Over the past three years, I’ve kept you up to date on the Taylor-Fillmore project via this blog and Twitter. I will continue to do so. But next month, for the first time in our project’s history, we will...
Over the past three years, I’ve kept you up to date on the Taylor-Fillmore project via this blog and Twitter. I will continue to do so. But next month, for the first time in our project’s history, we will host an in-person (and virtual) event! On June 22–25 you can come visit us, and our colleagues on other documentary editing projects, either at American University in Washington, DC, or on the screen of your favorite electronic gadget.
Our project, and more generally AU’s Center for Congressional and Presidential Studies (CCPS), will host the annual conference of the Association for Documentary Editing (ADE). I’ve mentioned this organization before. It connects professionals who locate and publish historical and literary documents—from Adams to Einstein, from Mary Baker Eddy to Martin Luther King Jr. At their annual conference, last held in-person in 2019, they share what they’ve found in the documents, what techniques they use to edit them, and what it’s like to do that work. This year’s hybrid event, with the theme “Modalities of Text and Editing,” will highlight both the variety of documents that editors are making accessible and the variety of technologies and strategies that they’re employing.
Please register here to attend either in person or virtually. Because the ADE wants this conference to be welcoming and equitable for all attendees, it is not charging registration fees and is using ADE funds to keep the banquet and breakfast fees as low as possible.
Sessions will include a roundtable with Shelly Lowe, chair of the National Endowment for the Humanities, and other federal and international leaders in the humanities; a panel on first ladies’ papers by the First Ladies Association for Research and Education (FLARE); and a breakfast talk by Mia Owens on her experience as AU’s inaugural graduate fellow on the History of Slavery and Its Legacies in Washington, DC. You may even get to hear me talk a little about this very blog. The evening of June 22, CCPS will co-sponsor an opening reception, along with digital publishing cooperatives at the University of Virginia and the Massachusetts Historical Society.
Please preregister by June 5. This is not required but will greatly aid our planning.
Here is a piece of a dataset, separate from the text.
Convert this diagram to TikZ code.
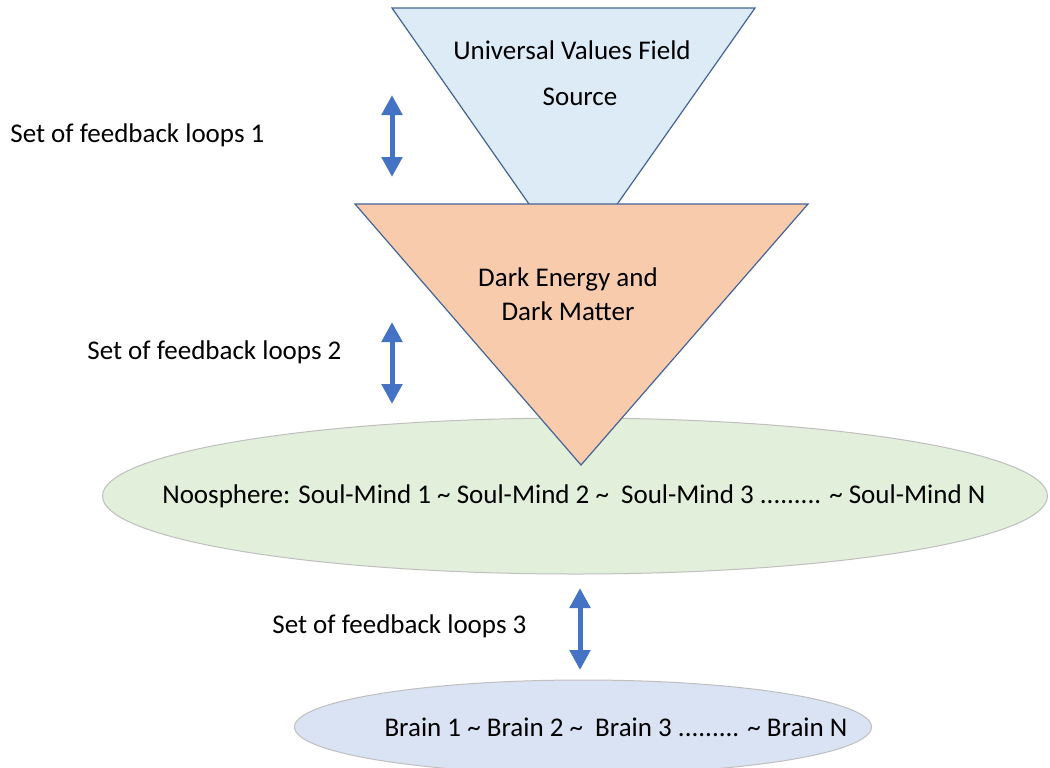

Preregistration is required for the banquet, the breakfast, and housing; to guarantee spots on tours; and to receive the virtual sign-in links. Sessions will be held at AU’s Katzen Arts Center, AU’s Washington College of Law, and the Embassy Suites Chevy Chase Pavilion.
A limited number of assistantships, with free meals at the banquet and the breakfast, are available for students who assist at the registration desk.
You can read more about the conference, including housing options for those traveling and an outline of the program, here. (Note that the conference hotel rate is available until May 22. Residence hall reservations are open until June 5.) If you have any questions or are interested in an assistantship, please contact me at mdcohen@american.edu.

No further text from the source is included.